Hadapi Tren Generative AI, Meta Kembangkan Sendiri Chip Khusus AI

Meta berniat memadukan custom chip buatannya ini dengan GPU guna menghasilkan performa yang lebih baik sekaligus efisien untuk sistem AI

Perang AI yang tengah berlangsung di tahun 2023 ini tidak hanya melibatkan kompetisi dari sisi perangkat lunak saja.
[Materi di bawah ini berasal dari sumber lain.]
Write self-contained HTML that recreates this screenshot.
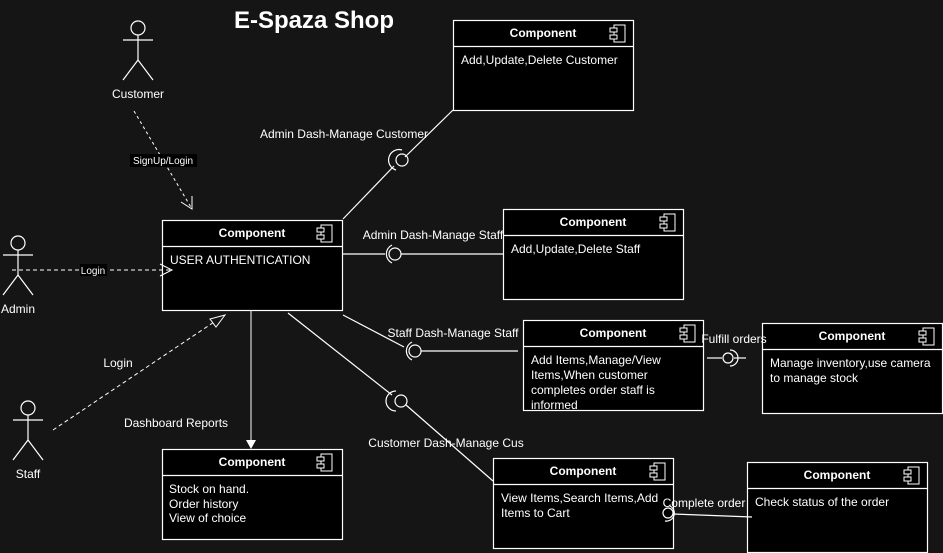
<!DOCTYPE html>
<html><head><meta charset="utf-8"><style>
html,body{margin:0;padding:0;background:#151515;}
svg{display:block;}
text{font-family:"Liberation Sans",Arial,sans-serif;fill:#fff;}
</style></head><body>
<svg width="943" height="553" viewBox="0 0 943 553" xmlns="http://www.w3.org/2000/svg">
<rect width="943" height="553" fill="#151515"/>
<defs>
<g id="ic" fill="#000" stroke="#fff" stroke-width="1">
<rect x="4" y="0" width="11" height="17"/>
<rect x="0" y="3" width="7" height="4"/>
<rect x="0" y="10" width="7" height="4"/>
</g>
</defs>
<text x="314" y="28" font-size="24" font-weight="bold" text-anchor="middle">E-Spaza Shop</text>

<!-- components -->
<g stroke="#fff" stroke-width="1.2" fill="#000">
<rect x="453.5" y="20.5" width="180" height="90"/><line x1="453" y1="46.5" x2="633" y2="46.5"/>
<rect x="162.5" y="220.5" width="180" height="90"/><line x1="162" y1="246.5" x2="342" y2="246.5"/>
<rect x="503.5" y="209.5" width="180" height="90"/><line x1="503" y1="235.5" x2="683" y2="235.5"/>
<rect x="523.5" y="320.5" width="180" height="90"/><line x1="523" y1="346.5" x2="703" y2="346.5"/>
<rect x="762.5" y="323.5" width="180" height="90"/><line x1="762" y1="349.5" x2="942" y2="349.5"/>
<rect x="162.5" y="449.5" width="180" height="90"/><line x1="162" y1="475.5" x2="342" y2="475.5"/>
<rect x="493.5" y="458.5" width="180" height="90"/><line x1="493" y1="484.5" x2="673" y2="484.5"/>
<rect x="747.5" y="462.5" width="180" height="90"/><line x1="747" y1="488.5" x2="927" y2="488.5"/>
</g>
<use href="#ic" x="610" y="25"/><use href="#ic" x="317" y="225"/><use href="#ic" x="660" y="214"/>
<use href="#ic" x="680" y="325"/><use href="#ic" x="919" y="328"/><use href="#ic" x="317" y="454"/>
<use href="#ic" x="650" y="463"/><use href="#ic" x="904" y="467"/>
<g font-size="12" font-weight="bold" text-anchor="middle">
<text x="543" y="37">Component</text><text x="252" y="237">Component</text>
<text x="593" y="226">Component</text><text x="613" y="337">Component</text>
<text x="852" y="340">Component</text><text x="252" y="466">Component</text>
<text x="583" y="475">Component</text><text x="837" y="479">Component</text>
</g>
<g font-size="12">
<text x="461" y="64">Add,Update,Delete Customer</text>
<text x="170" y="264">USER AUTHENTICATION</text>
<text x="511" y="253">Add,Update,Delete Staff</text>
<text x="531" y="364">Add Items,Manage/View</text><text x="531" y="379">Items,When customer</text>
<text x="531" y="394">completes order staff is</text><text x="531" y="409">informed</text>
<text x="770" y="367">Manage inventory,use camera</text><text x="770" y="382">to manage stock</text>
<text x="169" y="493">Stock on hand.</text><text x="169" y="508">Order history</text><text x="169" y="522">View of choice</text>
<text x="501" y="502">View Items,Search Items,Add</text><text x="501" y="517">Items to Cart</text>
<text x="755" y="506">Check status of the order</text>
</g>

<!-- actors -->
<g stroke="#fff" stroke-width="1.2" fill="none">
<circle cx="138" cy="28" r="7"/><line x1="138" y1="35" x2="138" y2="60"/><line x1="123" y1="40" x2="153" y2="40"/>
<polyline points="123,80 138,60 153,80"/>
<circle cx="18" cy="243" r="7"/><line x1="18" y1="250" x2="18" y2="275"/><line x1="3" y1="255" x2="33" y2="255"/>
<polyline points="3,295 18,275 33,295"/>
<circle cx="28" cy="408" r="7"/><line x1="28" y1="415" x2="28" y2="440"/><line x1="13" y1="420" x2="43" y2="420"/>
<polyline points="13,460 28,440 43,460"/>
</g>
<g font-size="12" text-anchor="middle">
<text x="138" y="98">Customer</text><text x="18" y="313">Admin</text><text x="28" y="478">Staff</text>
</g>

<!-- dashed connectors -->
<g stroke="#fff" stroke-width="1" fill="none">
<line x1="134" y1="111" x2="192" y2="209" stroke-dasharray="3,3"/>
<polyline points="181,202 192,209 192,196"/>
<line x1="12" y1="270" x2="171" y2="270" stroke-dasharray="4,3"/>
<polyline points="160,264 172,270 160,276"/>
<line x1="53" y1="430" x2="220" y2="318" stroke-dasharray="4,3"/>
<polygon points="225,315 210,319 216,327" fill="#151515"/>
<line x1="251" y1="310" x2="251" y2="443"/>
</g>
<polygon points="251,449 246,440 256,440" fill="#fff"/>
<rect x="130" y="154" width="67" height="13" fill="#000"/>
<text x="163" y="164" font-size="10" text-anchor="middle">SignUp/Login</text>
<rect x="80" y="264" width="27" height="12" fill="#000"/>
<text x="93" y="274" font-size="10" text-anchor="middle">Login</text>
<g font-size="12" text-anchor="middle">
<text x="118" y="367">Login</text>
<text x="176" y="427">Dashboard Reports</text>
<text x="344" y="138">Admin Dash-Manage Customer</text>
<text x="433" y="239">Admin Dash-Manage Staff</text>
<text x="453" y="337">Staff Dash-Manage Staff</text>
<text x="446" y="447">Customer Dash-Manage Cus</text>
<text x="734" y="343">Fulfill orders</text>
<text x="704" y="507">Complete order</text>
</g>

<!-- lollipop connectors -->
<g stroke="#fff" stroke-width="1.2" fill="none">
<line x1="343" y1="219" x2="394" y2="166"/>
<line x1="453" y1="110" x2="405" y2="157"/>
<circle cx="402" cy="160" r="6"/><path d="M402,150 A10,10 0 0 0 396,170"/>
<line x1="343" y1="254" x2="385" y2="254"/>
<circle cx="395" cy="254" r="6" fill="#151515"/><path d="M392,245 A10,10 0 0 0 392,263"/>
<line x1="401" y1="254" x2="503" y2="254"/>
<line x1="343" y1="315" x2="404" y2="347"/>
<circle cx="415" cy="351" r="6"/><path d="M412,342 A10,10 0 0 0 412,360"/>
<line x1="421" y1="351" x2="518" y2="351"/>
<line x1="288" y1="313" x2="392" y2="395"/>
<circle cx="401" cy="401" r="6"/><path d="M396,391 A10,10 0 0 0 396,411"/>
<line x1="406" y1="405" x2="493" y2="481"/>
<line x1="707" y1="358" x2="722" y2="358"/>
<circle cx="728" cy="358" r="5"/><path d="M730,350 A8,8 0 0 1 730,366"/>
<line x1="734" y1="358" x2="746" y2="358"/>
<circle cx="668" cy="513" r="5"/><path d="M665,521 A8,8 0 0 0 670,506"/>
<line x1="673" y1="514" x2="752" y2="517"/>
</g>
</svg>
</body></html>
Perangkat keras atau hardware juga mendapat sorotan tersendiri di sini, tidak lain karena begitu besarnya daya komputasi yang dibutuhkan banyak sistem AI. Tidak jarang, mengembangkan chip sendiri yang dikhususkan untuk sistem AI pada akhirnya menjadi solusi bagi raksasa-raksasa teknologi yang bermain di ranah ini, salah satunya Meta.

Melalui sebuah posting blog, induk perusahaan Facebook dan Instagram itu menyingkap rencananya membangun infrastruktur di era serba AI. Rencana tersebut terdiri beberapa komponen, namun yang paling utama adalah sebuah chip khusus yang secara spesifik dikembangkan untuk mengakselerasi kinerja beragam sistem AI yang tengah dibangun Meta.
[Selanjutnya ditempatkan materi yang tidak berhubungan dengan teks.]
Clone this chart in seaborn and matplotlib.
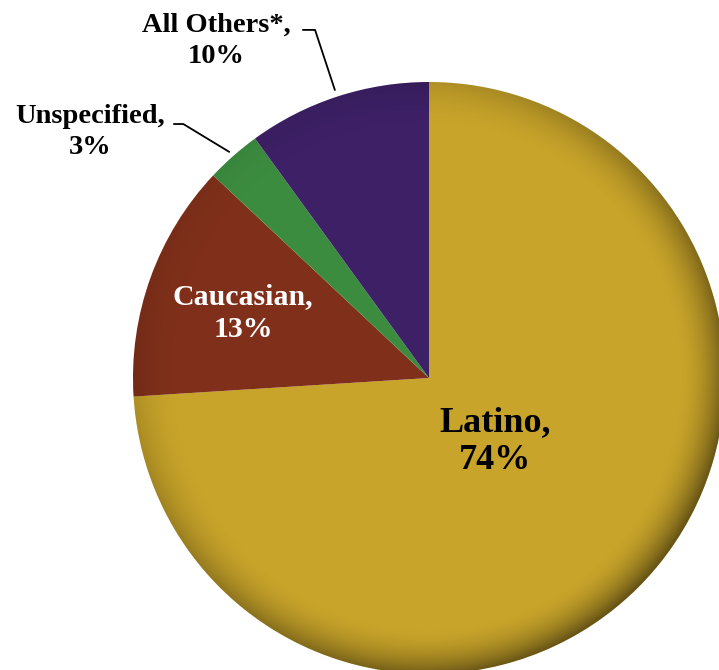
import numpy as np
import matplotlib
matplotlib.use("Agg")
from matplotlib import pyplot as plt
from matplotlib.patches import Circle
import seaborn as sns

# data
groups = ["Latino", "Caucasian", "Unspecified", "All Others*"]
shares = [74, 13, 3, 10]
colors = ["#C8A42A", "#80301A", "#3C8C40", "#3D2066"]

sns.set_theme(style="white")
plt.rcParams["font.family"] = ["Liberation Serif", "DejaVu Serif"]

fig = plt.figure(figsize=(7.19, 6.7), dpi=100)
ax = fig.add_axes([0, 0, 1, 1])

wedges, _ = ax.pie(
    shares,
    colors=colors,
    startangle=90,
    counterclock=False,
    radius=1.0,
    wedgeprops=dict(linewidth=0),
)

# soft rim shading to mimic the bevelled look (darker towards lower right)
n = 400
xs = np.linspace(-1, 1, n)
X, Y = np.meshgrid(xs, xs)
R = np.sqrt(X ** 2 + Y ** 2)
side = np.clip(0.55 + 0.45 * (X - Y) / np.sqrt(2) / np.maximum(R, 1e-6), 0, 1)
shade = np.clip((R - 0.84) / 0.16, 0, 1) ** 2 * 0.5 * side
rgba = np.zeros((n, n, 4))
rgba[..., 3] = shade
img = ax.imshow(rgba, extent=(-1, 1, -1, 1), origin="lower", zorder=3)
img.set_clip_path(Circle((0, 0), 1.0, transform=ax.transData))

# labels
ax.text(0.223, -0.215, f"{groups[0]},\n{shares[0]}%", ha="center", va="center",
        fontsize=26, fontweight="bold", color="black", linespacing=1.2, zorder=5)
ax.text(-0.628, 0.22, f"{groups[1]},\n{shares[1]}%", ha="center", va="center",
        fontsize=21.5, fontweight="bold", color="white", linespacing=1.25, zorder=5)
ax.text(-1.145, 0.83, f"{groups[2]},\n{shares[2]}%", ha="center", va="center",
        fontsize=20.5, fontweight="bold", color="black", linespacing=1.32, zorder=5)
ax.text(-0.72, 1.14, f"{groups[3]},\n{shares[3]}%", ha="center", va="center",
        fontsize=20.5, fontweight="bold", color="black", linespacing=1.32, zorder=5)

# leader lines
ax.plot([-0.862, -0.83, -0.675], [0.858, 0.858, 0.764], color="black", lw=1.3, zorder=5)
ax.plot([-0.426, -0.385, -0.318], [1.176, 1.176, 0.973], color="black", lw=1.3, zorder=5)

ax.set_xlim(-429 / 296, (719 - 429) / 296)
ax.set_ylim(-(670 - 378) / 296, 378 / 296)
ax.set_aspect("auto")
ax.axis("off")

fig.savefig("out.png", dpi=100)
Meta Training and Inference Accelerator (MTIA), demikianlah Meta menamai chip AI bikinannya sendiri itu. Meta punya penjelasan teknis yang amat merinci mengenai MTIA, namun kalau mau disederhanakan, ini merupakan sebuah chip yang masuk dalam keluarga ASIC (Application-Specific Integrated Circuit), yakni jenis chip khusus yang menggabungkan beberapa sirkuit yang berbeda di dalam satu papan, yang kemudian dapat diprogram untuk menjalankan beberapa tugas sekaligus secara paralel.
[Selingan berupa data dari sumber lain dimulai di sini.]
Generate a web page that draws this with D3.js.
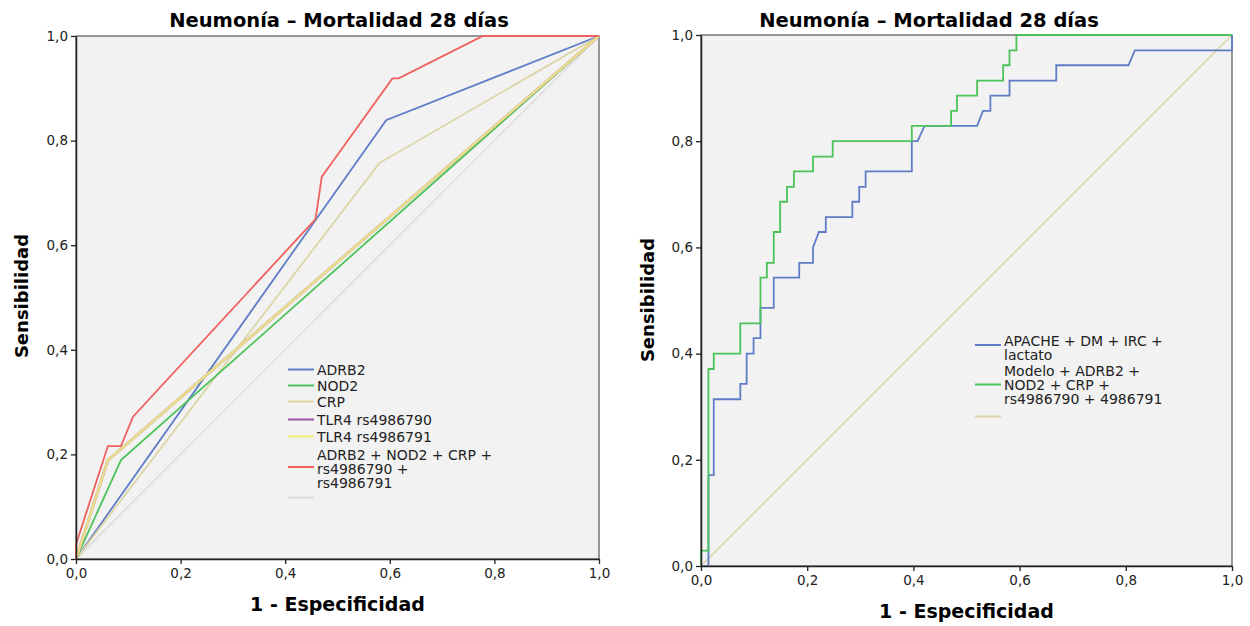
<!DOCTYPE html>
<html>
<head>
<meta charset="utf-8">
<script src="https://cdn.jsdelivr.net/npm/d3@7"></script>
<style>
  body { margin: 0; background: #fff; }
  svg { font-family: "DejaVu Sans", sans-serif; }
</style>
</head>
<body>
<svg id="chart" width="1250" height="626"></svg>
<script>
// Datos - gráfico izquierdo (curvas ROC por marcador)
const adrb2Fpr = [0, 0.593, 1];
const adrb2Tpr = [0, 0.839, 1];
const nod2Fpr = [0, 0.086, 1];
const nod2Tpr = [0, 0.189, 1];
const crpFpr = [0, 0.58, 1];
const crpTpr = [0, 0.757, 1];
const tlr790Fpr = [0, 0.061, 1];
const tlr790Tpr = [0, 0.189, 1];
const tlr791Fpr = [0, 0.061, 1];
const tlr791Tpr = [0, 0.189, 1];
const comboFpr = [0, 0, 0.061, 0.086, 0.109, 0.458, 0.470, 0.483, 0.605, 0.617, 0.778, 1];
const comboTpr = [0, 0.028, 0.216, 0.216, 0.272, 0.65, 0.731, 0.749, 0.919, 0.919, 1, 1];
const refFpr = [0, 1];
const refTpr = [0, 1];

const leftLabels = ["ADRB2", "NOD2", "CRP", "TLR4 rs4986790", "TLR4 rs4986791",
    "ADRB2 + NOD2 + CRP +|rs4986790 +|rs4986791", ""];

// Datos - gráfico derecho (curvas escalonadas)
const apacheFpr = [0, 0.014, 0.014, 0.024, 0.024, 0.074, 0.074, 0.086, 0.086, 0.099, 0.099, 0.112, 0.112,
    0.137, 0.137, 0.185, 0.185, 0.211, 0.211, 0.222, 0.235, 0.235, 0.285, 0.285, 0.298, 0.298, 0.310, 0.310,
    0.397, 0.397, 0.408, 0.421, 0.520, 0.531, 0.545, 0.545, 0.581, 0.581, 0.669, 0.669, 0.805, 0.817, 1, 1];
const apacheTpr = [0, 0, 0.171, 0.171, 0.314, 0.314, 0.343, 0.343, 0.4, 0.4, 0.429, 0.429, 0.486,
    0.486, 0.543, 0.543, 0.571, 0.571, 0.6, 0.629, 0.629, 0.657, 0.657, 0.686, 0.686, 0.714, 0.714, 0.743,
    0.743, 0.8, 0.8, 0.829, 0.829, 0.857, 0.857, 0.886, 0.886, 0.914, 0.914, 0.943, 0.943, 0.971, 0.971, 1];
const modeloFpr = [0, 0, 0.014, 0.014, 0.024, 0.024, 0.074, 0.074, 0.112, 0.112, 0.124, 0.124, 0.137, 0.137,
    0.149, 0.149, 0.162, 0.162, 0.175, 0.175, 0.211, 0.211, 0.248, 0.248, 0.397, 0.397, 0.471, 0.471,
    0.482, 0.482, 0.520, 0.520, 0.569, 0.569, 0.581, 0.581, 0.594, 0.594, 1];
const modeloTpr = [0, 0.029, 0.029, 0.371, 0.371, 0.4, 0.4, 0.457, 0.457, 0.543, 0.543, 0.571, 0.571, 0.629,
    0.629, 0.686, 0.686, 0.714, 0.714, 0.743, 0.743, 0.771, 0.771, 0.8, 0.8, 0.829, 0.829, 0.857,
    0.857, 0.886, 0.886, 0.914, 0.914, 0.943, 0.943, 0.971, 0.971, 1, 1];

const rightLabels = ["APACHE + DM + IRC +|lactato", "Modelo + ADRB2 +|NOD2 + CRP +|rs4986790 + 4986791", ""];

const ticks = [0, 0.2, 0.4, 0.6, 0.8, 1.0];
const titleText = "Neumonía – Mortalidad 28 días";

const zip = (xs, ys) => xs.map((x, i) => [x, ys[i]]);

const leftSeries = [
    { pts: zip(refFpr, refTpr), color: "#dadada", w: 1.5 },
    { pts: zip(adrb2Fpr, adrb2Tpr), color: "#5f7dc6", w: 1.8 },
    { pts: zip(crpFpr, crpTpr), color: "#dcd6a6", w: 1.8 },
    { pts: zip(nod2Fpr, nod2Tpr), color: "#4cc35a", w: 1.8 },
    { pts: zip(tlr790Fpr, tlr790Tpr), color: "#9a55a8", w: 2.6 },
    { pts: zip(tlr791Fpr, tlr791Tpr), color: "#ebdf8a", w: 2.6 },
    { pts: zip(comboFpr, comboTpr), color: "#f0605e", w: 1.8 }
];
const leftLegendColors = ["#5f7dc6", "#4cc35a", "#dcd6a6", "#9a55a8", "#f5ef7a", "#f0605e", "#dadada"];

const rightSeries = [
    { pts: zip(refFpr, refTpr), color: "#dcd6a6", w: 1.5 },
    { pts: zip(apacheFpr, apacheTpr), color: "#5f7dc6", w: 1.8 },
    { pts: zip(modeloFpr, modeloTpr), color: "#4cc35a", w: 1.8 }
];
const rightLegendColors = ["#5f7dc6", "#4cc35a", "#dcd6a6"];

const svg = d3.select("#chart");
const fmt = d => d3.format(".1f")(d).replace(".", ",");

function drawPanel(cfg) {
    const x = d3.scaleLinear().domain([0, 1]).range([cfg.x0, cfg.x1]);
    const y = d3.scaleLinear().domain([0, 1]).range([cfg.y0, cfg.y1]);
    const g = svg.append("g");

    g.append("rect")
        .attr("x", cfg.x0).attr("y", cfg.y1)
        .attr("width", cfg.x1 - cfg.x0).attr("height", cfg.y0 - cfg.y1)
        .attr("fill", "#f2f2f2")
        .attr("stroke", "#555").attr("stroke-width", 1.2);

    const line = d3.line().x(d => x(d[0])).y(d => y(d[1]));
    g.selectAll("path.curve")
        .data(cfg.series)
        .enter().append("path")
        .attr("class", "curve")
        .attr("d", d => line(d.pts))
        .attr("fill", "none")
        .attr("stroke", d => d.color)
        .attr("stroke-width", d => d.w);

    // Ejes
    const xAxis = g.append("g")
        .attr("transform", `translate(0,${cfg.y0})`)
        .call(d3.axisBottom(x).tickValues(ticks).tickFormat(fmt).tickSize(5).tickPadding(4).tickSizeOuter(0));
    const yAxis = g.append("g")
        .attr("transform", `translate(${cfg.x0},0)`)
        .call(d3.axisLeft(y).tickValues(ticks).tickFormat(fmt).tickSize(5).tickPadding(3).tickSizeOuter(0));
    [xAxis, yAxis].forEach(a => {
        a.select(".domain").attr("stroke", "#222").attr("stroke-width", 1.5);
        a.selectAll(".tick line").attr("stroke", "#222").attr("stroke-width", 1.3);
        a.selectAll("text").attr("font-size", 13.5).attr("fill", "#222")
            .attr("font-family", "DejaVu Sans, sans-serif");
    });

    // Títulos
    g.append("text")
        .attr("x", cfg.titleX).attr("y", 27)
        .attr("text-anchor", "middle")
        .attr("font-size", 19.5).attr("font-weight", "bold")
        .text(titleText);
    g.append("text")
        .attr("x", (cfg.x0 + cfg.x1) / 2).attr("y", cfg.xTitleY)
        .attr("text-anchor", "middle")
        .attr("font-size", 19).attr("font-weight", "bold")
        .text("1 - Especificidad");
    g.append("text")
        .attr("transform", `translate(${cfg.yTitleX},${cfg.yTitleY}) rotate(-90)`)
        .attr("text-anchor", "middle")
        .attr("font-size", 18).attr("font-weight", "bold")
        .text("Sensibilidad");

    // Leyenda
    const lg = g.append("g");
    cfg.legendRows.forEach((row, i) => {
        lg.append("line")
            .attr("x1", cfg.legX).attr("x2", cfg.legX + 26)
            .attr("y1", row.lineY).attr("y2", row.lineY)
            .attr("stroke", cfg.legendColors[i]).attr("stroke-width", 2);
        const t = lg.append("text")
            .attr("x", cfg.legX + 29)
            .attr("font-size", 14).attr("fill", "#222");
        cfg.labels[i].split("|").forEach((s, j) => {
            if (s === "") return;
            t.append("tspan")
                .attr("x", cfg.legX + 29)
                .attr("y", row.textY + j * cfg.lineH)
                .attr("dy", "0.35em")
                .text(s);
        });
    });
}

drawPanel({
    x0: 76, x1: 599, y0: 559, y1: 36,
    series: leftSeries,
    titleX: 339, xTitleY: 611, yTitleX: 28, yTitleY: 296,
    legX: 288, lineH: 14,
    labels: leftLabels, legendColors: leftLegendColors,
    legendRows: [
        { lineY: 369.5, textY: 370 },
        { lineY: 385.5, textY: 386 },
        { lineY: 401.5, textY: 402 },
        { lineY: 419.5, textY: 420 },
        { lineY: 436.5, textY: 437 },
        { lineY: 467, textY: 455 },
        { lineY: 497.5, textY: 497 }
    ]
});

drawPanel({
    x0: 701, x1: 1232, y0: 566, y1: 35,
    series: rightSeries,
    titleX: 929, xTitleY: 618, yTitleX: 654, yTitleY: 300,
    legX: 975, lineH: 14,
    labels: rightLabels, legendColors: rightLegendColors,
    legendRows: [
        { lineY: 345, textY: 341 },
        { lineY: 384.5, textY: 371.5 },
        { lineY: 416.5, textY: 416 }
    ]
});
</script>
</body>
</html>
Singkat cerita, chip MTIA dirancang agar sanggup menghasilkan daya komputasi yang lebih besar dan tingkat efisiensi yang lebih baik ketimbang sebuah CPU. Tim R&D Meta percaya bahwa dengan memadukan MTIA dan GPU, infrastruktur yang dibangun dapat menyajikan performa yang lebih mumpuni, latensi yang lebih rendah, dan efisiensi yang jauh lebih tinggi di setiap beban kerja.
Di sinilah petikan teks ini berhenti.